First, we created what we call “derivative metrics.” These were objective metrics related to how much information we used, how many syntax errors we made, and how much overlapping information we had. Then we used semantic metrics (such as BERT and ROUGE) to compare a set of model-generated KFs to analyst-generated KFs. Finally, we used an LLM as a judge. In this case, we had the LLM judge the completeness and correctness of the KFs using specific prompting instructions. This is a very promising technique we think can give a great boost to AI projects.
In the table below, you’ll see examples of derivative and semantic metrics. The first metric is a derivative metric for the completeness of the answer. It measures how many gaps we left in the model’s answer (i.e., unresolved variables left that weren’t populated with key findings). The model may add “N/A” instead of populating these variables, and we count this as a metric of incompleteness.

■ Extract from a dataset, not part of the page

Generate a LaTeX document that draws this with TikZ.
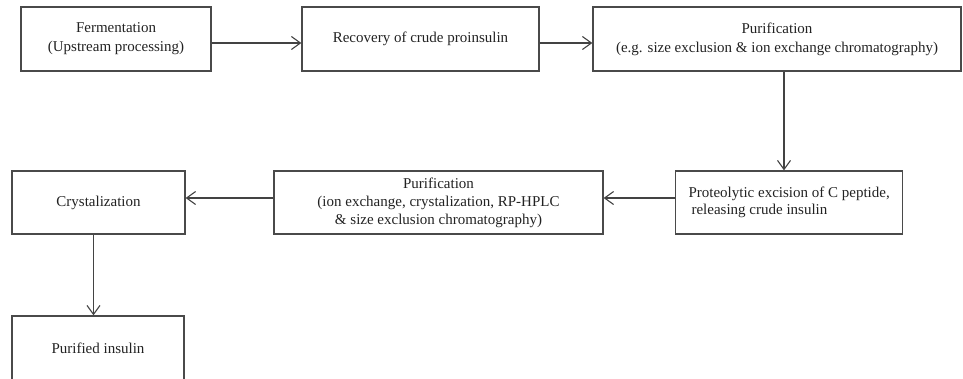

The second metric evaluates how many errors we made in the markdown syntax (the format we prefer for our key findings). Errors in markdown render improperly and lead to unprofessional-looking key finding outputs. Finally, the semantic metric BERT measures how close the model’s output is to a ground-truth output. In this case, we compare key findings generated by the model and key findings generated by a human. The BERT score uses deep learning to compare the meaning of words in context.
Metric | Good output | Bad output | Value for good output | Value for bad output |
---|---|---|---|---|
Incomplete answer | The earliest evidence of red team activity occurred on July 10, 2014 at 00:44:09.000Z.
|
The earliest evidence of red team activity occurred on July 11, 2014 at 19:35:38.000Z.
|
0 | 6 |
Markdown error count | The earliest evidence of attacker activity occurred on December 8, 2013.
|
|
0 | 2 |
BERT | The earliest evidence of red team activity occurred on March 13, 2010 at 18:51:34 UTC.
|
The earliest evidence of red team activity occurred on March 13, 2010 at 18:45:00.
|
0.91 | 0.88 |
At Expel, We AI Responsibly
Our highest priority is protecting our customers’ privacy and data. We use AI with well-defined processes to avoid data leakage, meaning we:
- Use Expel-deployed models instead of public models. This gives us control over the model, which is non-negotiable when streaming sensitive data.
- We anonymize data so it isn’t used in the output of our KF GenAI report. We also filter PII data as well to secure any potential leaks.
- We don’t use third-party vendors where customer data is sent outside of our environment.
- With text generation work specifically, we keep humans in the loop to ensure customers don’t experience the bad side effects that come with typical LLM use. This means we spend fewer developer cycles playing Whac-A-Mole with guardrails when we ask LLMs to automate too much too fast.
What’s next with GenAI and Expel?
As one of the first MDRs to integrate machine learning (ML) into our workflows, our use cases have always been about improving response times for our customers, which is a result of our focus on easing the analyst experience. Capitalizing on this experience and our commitment to innovate, the sky is the limit with GenAI for SOC and MDR efficiencies. Our primary goal has always been to automate the boring things with LLMs so our analysts can spend time on creative activities like investigating alerts, finding perpetrators, and giving tactical and useful remediation actions to our customers.